Models
Helpful concepts

Helpful Concepts & Terminology

Backyard AI is primarily used with LLaMa 2 models that have been fine-tuned for conversations.

These models have been trained to continue a back-and-forth dialogue between two or more parties. The model generates text until it is about to start the user’s response, at which point it stops and allows you to add the user’s side of the chat.

Base Models

LLaMa

LLaMa is a large language model (LLM) developed by Meta. Recently, Meta released LLaMa2, a new and improved base model that is supported on Backyard AI.

The base model comes in several sizes, each one with a different number of parameters: 7B, 13B, 33B and 65B. A higher parameter count means more nuanced and accurate responses, while also requiring significantly more processing power.

Other Base Models

Other base models have been released that use the same architecture as LLaMa.

  • Mistral is a 7B base model that has largely replaced LLama 2 7B.
  • Yi is another powerful base model that comes in multiple parameter sizes.

These base models are supported on Backyard AI.

What is fine-tuning?

Fine-tuned models extend the capabilities of their base model. They are trained (via curated datasets) to generate text in a specific style, such as instruction-following, programming assistance, or roleplay.

Each model in the Backyard AI marketplace is a fine-tuned model (the base model is never run directly). Each one has been trained on conversational datasets by various third parties.

Tokens

Large Language Models (LLM)s generate text by calculating which words are most likely to come next based on a given input sequence. This calculation requires that words be converted to numbers, i.e. "tokens". A token is approximately 3-4 letters.

Here is a visualization of text broken into tokens:

Tokenization

Context

The exact set of tokens processed when generating the next token is called the "context".
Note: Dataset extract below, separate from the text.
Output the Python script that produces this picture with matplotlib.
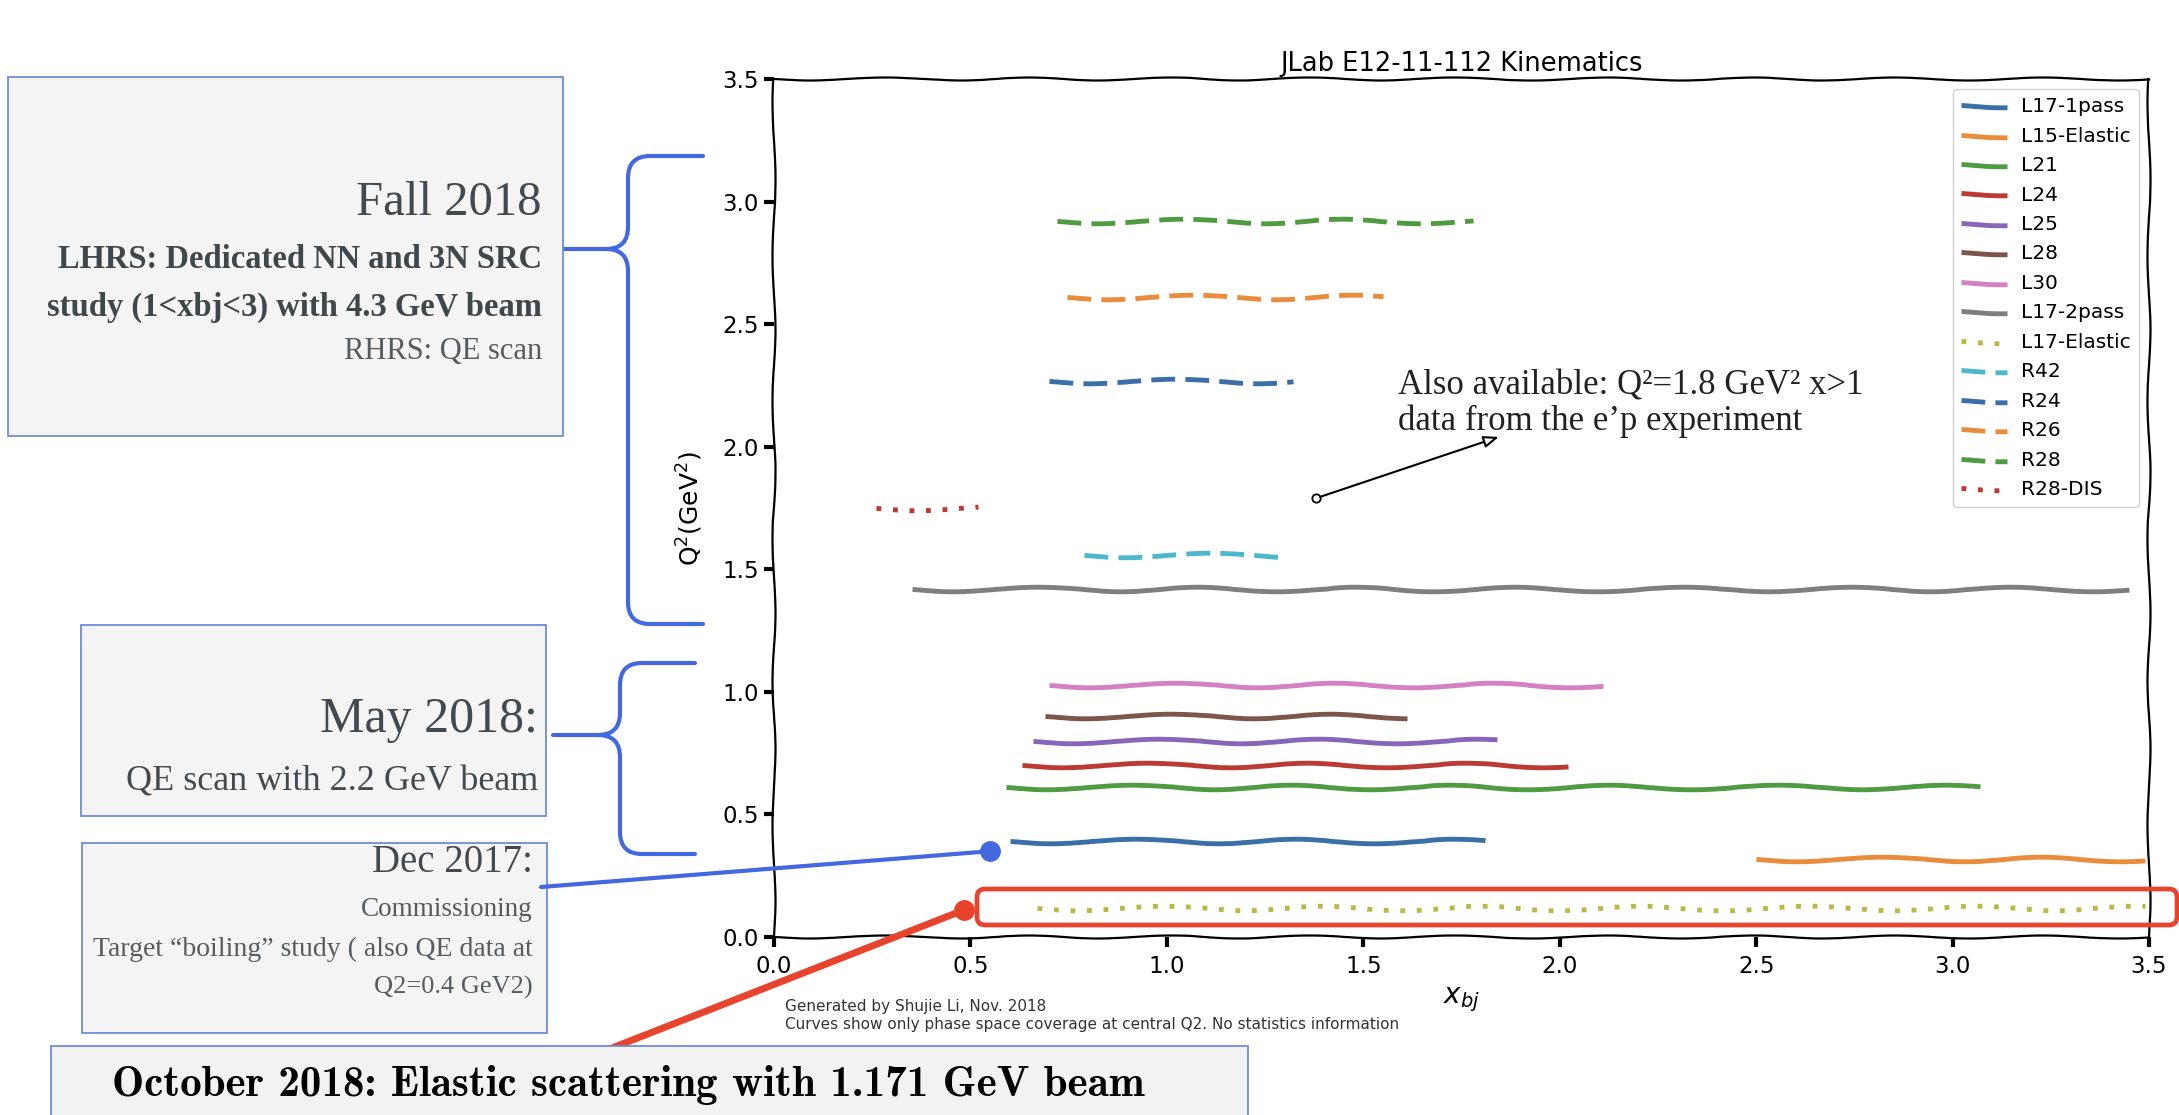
import os
import matplotlib
import matplotlib.pyplot as plt
from matplotlib.patches import Rectangle, FancyBboxPatch, PathPatch, ConnectionPatch
from matplotlib.path import Path
from matplotlib.font_manager import FontProperties
from matplotlib.ticker import FormatStrFormatter

W, H = 2179, 1115

# spectrometer settings: name, central Q2 and x_bj coverage
labels = ['L17-1pass', 'L15-Elastic', 'L21', 'L24', 'L25', 'L28', 'L30', 'L17-2pass',
          'L17-Elastic', 'R42', 'R24', 'R26', 'R28', 'R28-DIS']
q2_central = [0.39, 0.32, 0.61, 0.70, 0.80, 0.90, 1.03, 1.42,
              0.12, 1.56, 2.27, 2.61, 2.92, 1.75]
xbj_min = [0.60, 2.50, 0.59, 0.63, 0.66, 0.69, 0.70, 0.35,
           0.67, 0.79, 0.70, 0.745, 0.72, 0.26]
xbj_max = [1.81, 3.49, 3.07, 2.02, 1.84, 1.61, 2.11, 3.45,
           3.49, 1.30, 1.32, 1.55, 1.78, 0.52]
line_style = ['solid'] * 8 + ['dotted'] + ['dashed'] * 4 + ['dotted']
line_color = ['#3a6fa8', '#e98c3c', '#4f9b40', '#bb3a33', '#8865b9', '#7d5649', '#d57fc5',
              '#7f7f7f', '#b8ba48', '#4db8cc', '#3a6fa8', '#e98c3c', '#4f9b40', '#bb3a33']

xticks = [0.0, 0.5, 1.0, 1.5, 2.0, 2.5, 3.0, 3.5]
yticks = [0.0, 0.5, 1.0, 1.5, 2.0, 2.5, 3.0, 3.5]

# points the notes refer to (x_bj, Q2)
dec2017_point = (0.55, 0.35)
oct2018_point = (0.483, 0.11)
ep_point = (1.38, 1.79)
ep_arrow_tip = (1.845, 2.04)

DASHES = {'solid': None, 'dashed': (4.9, 2.1), 'dotted': (1.0, 2.4)}
BLUE = '#4468e0'
RED = '#e8432d'
BOX_FC = '#f4f4f4'
BOX_EC = '#6f8cd8'
SERIF = 'Liberation Serif'

fig = plt.figure(figsize=(W / 100, H / 100), dpi=100, facecolor='white')
ax = fig.add_axes([774 / W, 1 - 937 / H, 1375 / W, 858 / H])

for lab, q, x0, x1, ls, c in zip(labels, q2_central, xbj_min, xbj_max, line_style, line_color):
    ln, = ax.plot([x0, x1], [q, q], color=c, lw=3.5, label=lab, solid_capstyle='butt')
    if DASHES[ls] is not None:
        ln.set_dashes(DASHES[ls])
    ln.set_sketch_params(2.3, 180, 2)

ax.set_xlim(0, 3.5)
ax.set_ylim(0, 3.5)
ax.set_xticks(xticks)
ax.set_yticks(yticks)
ax.xaxis.set_major_formatter(FormatStrFormatter('%.1f'))
ax.yaxis.set_major_formatter(FormatStrFormatter('%.1f'))
ax.tick_params(direction='out', length=7, width=3, labelsize=16.5)
ax.tick_params(axis='x', pad=6)
ax.tick_params(axis='y', pad=4)
for sp in ax.spines.values():
    sp.set_linewidth(1.6)
    sp.set_sketch_params(1.5, 160, 2)

ax.set_title('JLab E12-11-112 Kinematics', fontsize=18.5)
ax.set_xlabel('$x_{bj}$', fontsize=20)
ax.set_ylabel('Q$^2$(GeV$^2$)', fontsize=18)
ax.xaxis.set_label_coords(0.5, -0.056)
ax.yaxis.set_label_coords(-0.05, 0.5)

leg = ax.legend(loc='upper right', fontsize=14.5, handlelength=2.3, labelspacing=0.52,
                borderpad=0.4, handletextpad=0.7, framealpha=1.0, edgecolor='#d0d0d0')

# e'p note with arrow
ax.annotate('', xy=ep_arrow_tip, xytext=ep_point,
            arrowprops=dict(arrowstyle='-|>,head_length=0.9,head_width=0.35', fc='white',
                            ec='black', lw=1.5, shrinkA=3, shrinkB=0))
ax.plot(*ep_point, 'o', mfc='white', mec='black', ms=6, mew=1.3)

# overlay in figure pixels for the notes around the plot
ov = fig.add_axes([0, 0, 1, 1], zorder=3)
ov.set_xlim(0, W)
ov.set_ylim(H, 0)
ov.set_autoscale_on(False)
ov.axis('off')
ov.patch.set_visible(False)

ov.text(1398, 386, 'Also available: Q²=1.8 GeV² x>1', family=SERIF, fontsize=25,
        color='#222222', ha='left', va='center')
ov.text(1398, 421, 'data from the e’p experiment', family=SERIF, fontsize=25,
        color='#222222', ha='left', va='center')

ov.text(785, 1007, 'Generated by Shujie Li, Nov. 2018', fontsize=11, color='#333333',
        ha='left', va='center')
ov.text(785, 1025, 'Curves show only phase space coverage at central Q2. No statistics information',
        fontsize=11, color='#333333', ha='left', va='center')


def box(x, y, w, h):
    ov.add_patch(Rectangle((x, y), w, h, fc=BOX_FC, ec=BOX_EC, lw=1.3, zorder=2))


def brace(xa, xs, xt, yt, ym, yb, r=22):
    verts = [(xa, yt), (xs + r, yt), (xs, yt), (xs, yt + r),
             (xs, ym - r), (xs, ym), (xs - r, ym), (xt, ym),
             (xs - r, ym), (xs, ym), (xs, ym + r),
             (xs, yb - r), (xs, yb), (xs + r, yb), (xa, yb)]
    codes = [Path.MOVETO, Path.LINETO, Path.CURVE3, Path.CURVE3,
             Path.LINETO, Path.CURVE3, Path.CURVE3, Path.LINETO,
             Path.MOVETO, Path.CURVE3, Path.CURVE3,
             Path.LINETO, Path.CURVE3, Path.CURVE3, Path.LINETO]
    ov.add_patch(PathPatch(Path(verts, codes), fc='none', ec=BLUE, lw=3, capstyle='round'))


# Fall 2018
box(8, 77, 555, 359)
ov.text(542, 203, 'Fall 2018', family=SERIF, fontsize=35, color='#434a4f', ha='right', va='center')
ov.text(542, 260, 'LHRS: Dedicated NN and 3N SRC', family=SERIF, weight='bold', fontsize=23.5,
        color='#40474b', ha='right', va='center')
ov.text(542, 307, 'study (1<xbj<3) with 4.3 GeV beam', family=SERIF, weight='bold', fontsize=23.5,
        color='#40474b', ha='right', va='center')
ov.text(542, 352, 'RHRS: QE scan', family=SERIF, fontsize=22, color='#555b5f', ha='right', va='center')
brace(703, 628, 560, 156, 249, 624)

# May 2018
box(81, 625, 465, 191)
ov.text(538, 720, 'May 2018:', family=SERIF, fontsize=36, color='#434a4f', ha='right', va='center')
ov.text(538, 782, 'QE scan with 2.2 GeV beam', family=SERIF, fontsize=26, color='#434a4f',
        ha='right', va='center')
brace(695, 620, 553, 663, 735, 854)

# Dec 2017
box(82, 843, 465, 190)
ov.text(533, 863, 'Dec 2017:', family=SERIF, fontsize=28, color='#434a4f', ha='right', va='center')
ov.text(533, 910, 'Commissioning', family=SERIF, fontsize=19.5, color='#555b5f', ha='right', va='center')
ov.text(533, 949, 'Target “boiling” study ( also QE data at', family=SERIF, fontsize=20,
        color='#555b5f', ha='right', va='center')
ov.text(533, 987, 'Q2=0.4 GeV2)', family=SERIF, fontsize=19, color='#555b5f', ha='right', va='center')

ov.add_artist(ConnectionPatch(xyA=(541, 887), coordsA=ov.transData, xyB=dec2017_point,
                              coordsB=ax.transData, color=BLUE, lw=3, zorder=3))
ov.plot(*dec2017_point, 'o', color=BLUE, ms=14, transform=ax.transData, clip_on=False, zorder=4)

# October 2018 elastic run
ov.add_patch(FancyBboxPatch((977, 889), 1200, 36, boxstyle='round,pad=0,rounding_size=8',
                            fc='none', ec=RED, lw=3.4, zorder=3))
ov.add_artist(ConnectionPatch(xyA=(612, 1048), coordsA=ov.transData, xyB=oct2018_point,
                              coordsB=ax.transData, color=RED, lw=5, zorder=3))
ov.plot(*oct2018_point, 'o', color=RED, ms=14, transform=ax.transData, clip_on=False, zorder=4)

ov.add_patch(Rectangle((51, 1046), 1197, 100, fc='#f2f2f2', ec=BOX_EC, lw=1.3, zorder=5))
cmb = FontProperties(fname=os.path.join(matplotlib.get_data_path(), 'fonts', 'ttf', 'cmb10.ttf'),
                     size=31)
ov.text(112, 1085, 'October 2018: Elastic scattering with 1.171 GeV beam', fontproperties=cmb,
        color='black', ha='left', va='center', zorder=6)

fig.savefig('out.png', dpi=100, facecolor='white')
Models can only process a certain amount of context at once. LLaMa 1-based models are limited to a maximum of 2048 tokens, while LLaMa 2-based models can take in up to 4096 tokens.

Context Window

When your conversation history starts to exceed the context window, the older messages are removed incrementally from the model context. If you find the model forgetting something you talked about an hour ago, this is why.